Las Vegas Review-Journal (Sunday)

‘Dr. No’: Unhinged billionair­e has nothing to lose

- By Patrick Condon

Popular culture’s endless appetite for superhero content defies the painfully obvious: There are no flying humanoid aliens or radiation-infected teenagers available to bail humanity out of what often feels like desperate times.

But what about supervilla­ins? Maybe it’s something about this uncertain era, populated by peculiar billionair­es obsessed with outer space, irresponsi­ble demagogues with cultlike followings, and yacht-bound oligarchs that makes a character like Lex Luthor feel more realistic than a character like Superman.

Percival Everett plays with that possibilit­y to dizzyingly good effect in his latest novel, “Dr. No.” In the villainous character of John Milton Bradley Sill, Everett gives us a charmingly witty, possibly insane billionair­e with a decadeslon­g grudge to bear against the United States and an elaborate plan for revenge that hinges on the applicatio­n of a deeply esoteric field of mathematic­s.

Nothing, to be precise.

REVIEW

Dr. Wala Kitu, the novel’s narrator and a “distinguis­hed professor of mathematic­s at Brown University,” in his own words, is an expert on … nothing. “I have spent my career … contemplat­ing and searching for nothing,” he says. “I have not found it.”

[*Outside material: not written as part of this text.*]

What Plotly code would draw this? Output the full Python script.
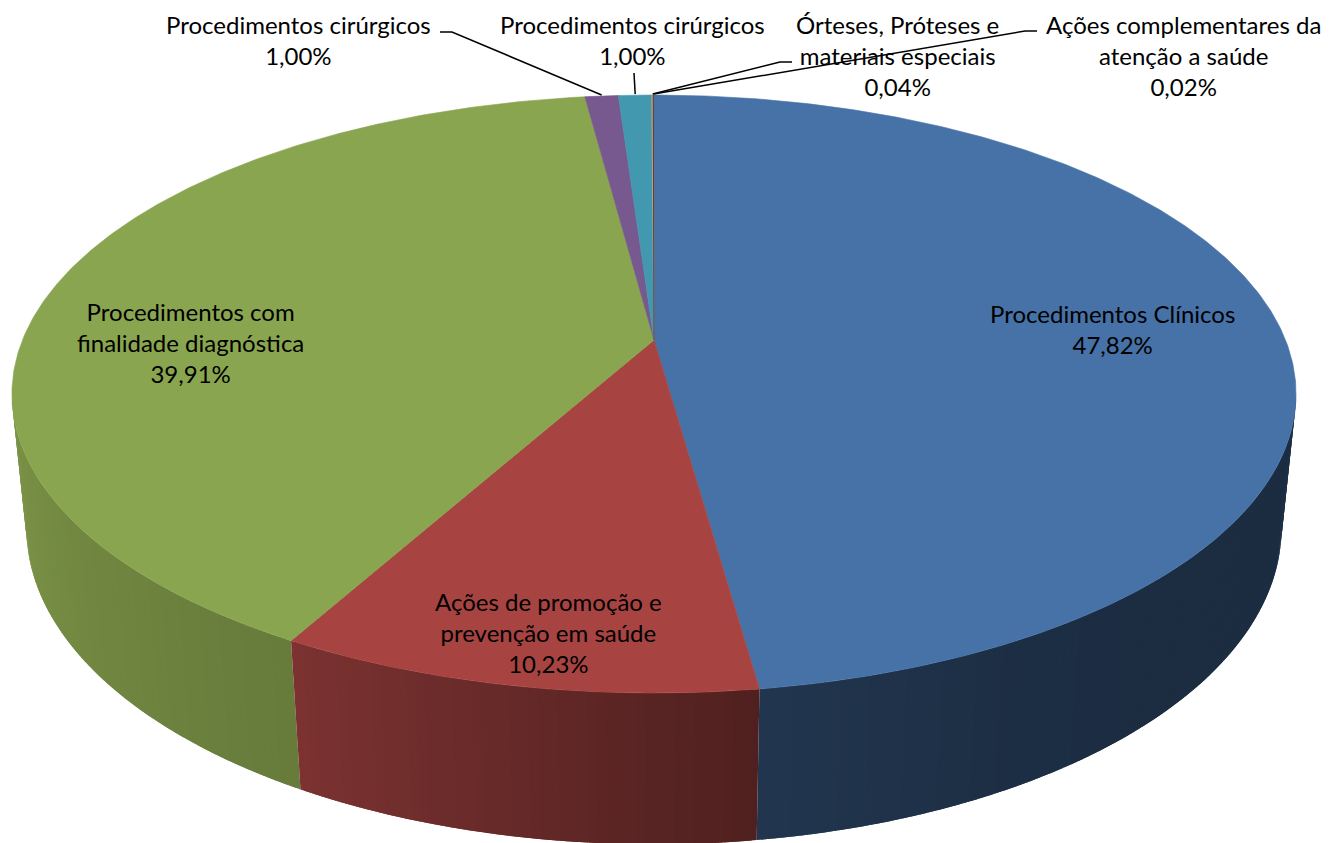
import numpy as np
import plotly.graph_objects as go

# ---------------- data ----------------
categories = [
    "Procedimentos Clínicos",
    "Ações de promoção e prevenção em saúde",
    "Procedimentos com finalidade diagnóstica",
    "Procedimentos cirúrgicos",
    "Procedimentos cirúrgicos",
    "Órteses, Próteses e materiais especiais",
    "Ações complementares da atenção a saúde",
]
values = [47.82, 10.23, 39.91, 1.00, 1.00, 0.04, 0.02]
label_text = [
    "Procedimentos Clínicos",
    "Ações de promoção e<br>prevenção em saúde",
    "Procedimentos com<br>finalidade diagnóstica",
    "Procedimentos cirúrgicos",
    "Procedimentos cirúrgicos",
    "Órteses, Próteses e<br>materiais especiais",
    "Ações complementares da<br>atenção a saúde",
]

# ---------------- style ----------------
top_colors = ["#4672A7", "#A74442", "#8AA54F", "#77598F", "#4198AF", "#F79646", "#2C4D75"]
# label block centres (pixels) and leader-line elbows (None = no leader)
label_pos = [(1112, 329), (548, 632), (190, 342), (298, 40), (632, 40), (897, 55), (1183, 55)]
leader_elbow = [None, None, None,
                [(440, 32), (452, 32)],
                [(634, 73)],
                [(792, 62), (780, 62)],
                [(1037, 31), (1025, 31)]]
FONT = "Lato"
FSIZE = 24

# 3D projection parameters (pixels)
CX, CY = 654.0, 340.0
F = 3107.0
D = 4.92
SA = 0.458
CA = np.sqrt(1 - SA ** 2)
T = 0.241


def proj(phi_deg, y, r=1.0):
    ph = np.radians(phi_deg)
    X = r * np.sin(ph)
    Z = -r * np.cos(ph)
    d = D - y * SA - Z * CA
    return CX + F * X / d, CY + F * (Z * SA - y * CA) / d


def shade(phi):
    return float(np.interp(phi, [95, 150, 172, 209, 257, 265],
                           [0.39, 0.40, 0.47, 0.745, 0.89, 0.89]))


def hex_scale(h, f):
    h = h.lstrip("#")
    r, g, b = (int(h[i:i + 2], 16) for i in (0, 2, 4))
    return "rgb(%d,%d,%d)" % (round(r * f), round(g * f), round(b * f))


total = sum(values)
cum = np.concatenate([[0], np.cumsum(values)]) / total * 360.0
starts, ends = cum[:-1], cum[1:]

fig = go.Figure()

# ---- side strips (front-facing part of the cylinder wall) ----
k = 1.0 / (D * CA)
lo = np.degrees(np.arccos(-k)) - 3
hi = 360 - lo
STEP = 0.75
strips = []
for i in range(len(values)):
    a0, a1 = max(starts[i], lo), min(ends[i], hi)
    if a1 <= a0:
        continue
    n = max(1, int(np.ceil((a1 - a0) / STEP)))
    edges = np.linspace(a0, a1, n + 1)
    for j in range(n):
        pa, pb = edges[j], edges[j + 1]
        mid = 0.5 * (pa + pb)
        # small overlap inside the same slice to hide seams
        pa2 = pa - 0.35 if j > 0 else pa
        pb2 = pb + 0.35 if j < n - 1 else pb
        strips.append((-np.cos(np.radians(mid)), i, pa2, pb2, mid))
strips.sort(key=lambda s: s[0])
for _, i, pa, pb, mid in strips:
    ang = np.linspace(pa, pb, 3)
    xt, yt = proj(ang, 0.0)
    xb, yb = proj(ang[::-1], -T)
    xs = np.concatenate([xt, xb, xt[:1]])
    ys = np.concatenate([yt, yb, yt[:1]])
    c = hex_scale(top_colors[i], shade(mid))
    fig.add_trace(go.Scatter(x=xs, y=ys, mode="lines", fill="toself", fillcolor=c,
                             line=dict(color=c, width=0), hoverinfo="skip", showlegend=False))

# ---- top face slices ----
for i in range(len(values)):
    n = max(2, int(np.ceil((ends[i] - starts[i]) / 0.5)) + 1)
    ang = np.linspace(starts[i], ends[i], n)
    xa, ya = proj(ang, 0.0)
    xs = np.concatenate([[CX], xa, [CX]])
    ys = np.concatenate([[CY], ya, [CY]])
    lw = 0.6 if values[i] > 0.5 else 1.2
    fig.add_trace(go.Scatter(x=xs, y=ys, mode="lines", fill="toself", fillcolor=top_colors[i],
                             line=dict(color=top_colors[i], width=lw), hoverinfo="text",
                             text=categories[i], showlegend=False))

# ---- leader lines ----
for i in range(len(values)):
    if leader_elbow[i] is None:
        continue
    mid = 0.5 * (starts[i] + ends[i])
    ex, ey = proj(mid, 0.0)
    pts = list(leader_elbow[i]) + [(float(ex), float(ey) - 1)]
    fig.add_trace(go.Scatter(x=[p[0] for p in pts], y=[p[1] for p in pts], mode="lines",
                             line=dict(color="black", width=1.5), hoverinfo="skip", showlegend=False))

# ---- labels ----
for i in range(len(values)):
    pct = ("%.2f" % values[i]).replace(".", ",") + "%"
    fig.add_annotation(x=label_pos[i][0], y=label_pos[i][1], xref="x", yref="y",
                       text=label_text[i] + "<br>" + pct, showarrow=False,
                       xanchor="center", yanchor="middle", align="center",
                       font=dict(family=FONT, size=FSIZE, color="black"))

fig.update_layout(
    width=1336, height=843,
    margin=dict(l=0, r=0, t=0, b=0),
    paper_bgcolor="white", plot_bgcolor="white",
    xaxis=dict(range=[0, 1336], visible=False, fixedrange=True),
    yaxis=dict(range=[843, 0], visible=False, fixedrange=True),
    showlegend=False,
)

fig.write_html("out.html", config={"displayModeBar": False},
               post_script="document.body.style.margin='0';document.body.style.overflow='hidden';")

“Dr. No,” of course, takes its title from the 1963 movie that introduced James Bond to the movies (itself based on a 1958 Ian Fleming novel). What unfolds is a breezy, strange, frequently hilarious, action-adventure story that’s rife with Everett’s talent for deadpan dialogue and vivid scene-setting, but just as equally given to brainy tangents and wordy digression­s on dense mathematic­al concepts.

It’s also another thoughtful entry in Everett’s career-long literary exploratio­n of America’s troubled racial legacy. But he keeps the mood light by mimicking the silliest convention­s of spy movies, with a story that shifts between exotic locales and luxury compounds, and a large cast of characters chasing around in planes, a submarine, a yacht and heavily armed cars. Kitu makes for a delightful­ly eccentric protagonis­t, a maladjuste­d math whiz with a one-legged dog, Trigo, who talks to him in dreams.

With more than two dozen novels on his resume, Everett in recent years has appeared on lists of finalists for some of literature’s biggest awards.

What marks Everett as a singular talent is the way he elevates such serious concerns inside a stylishly executed, frequently hilarious genre thriller. By the end of “Dr. No,” even as the self-negating logic of Everett’s plot about nothing builds to an inevitably surreal conclusion, a more pertinent question than what’s happening (or not happening) on the page might be, what are the actual chances that an unhinged billionair­e with limitless resources and a righteous sense of grievance could bring widespread harm upon society? Probably not nothing.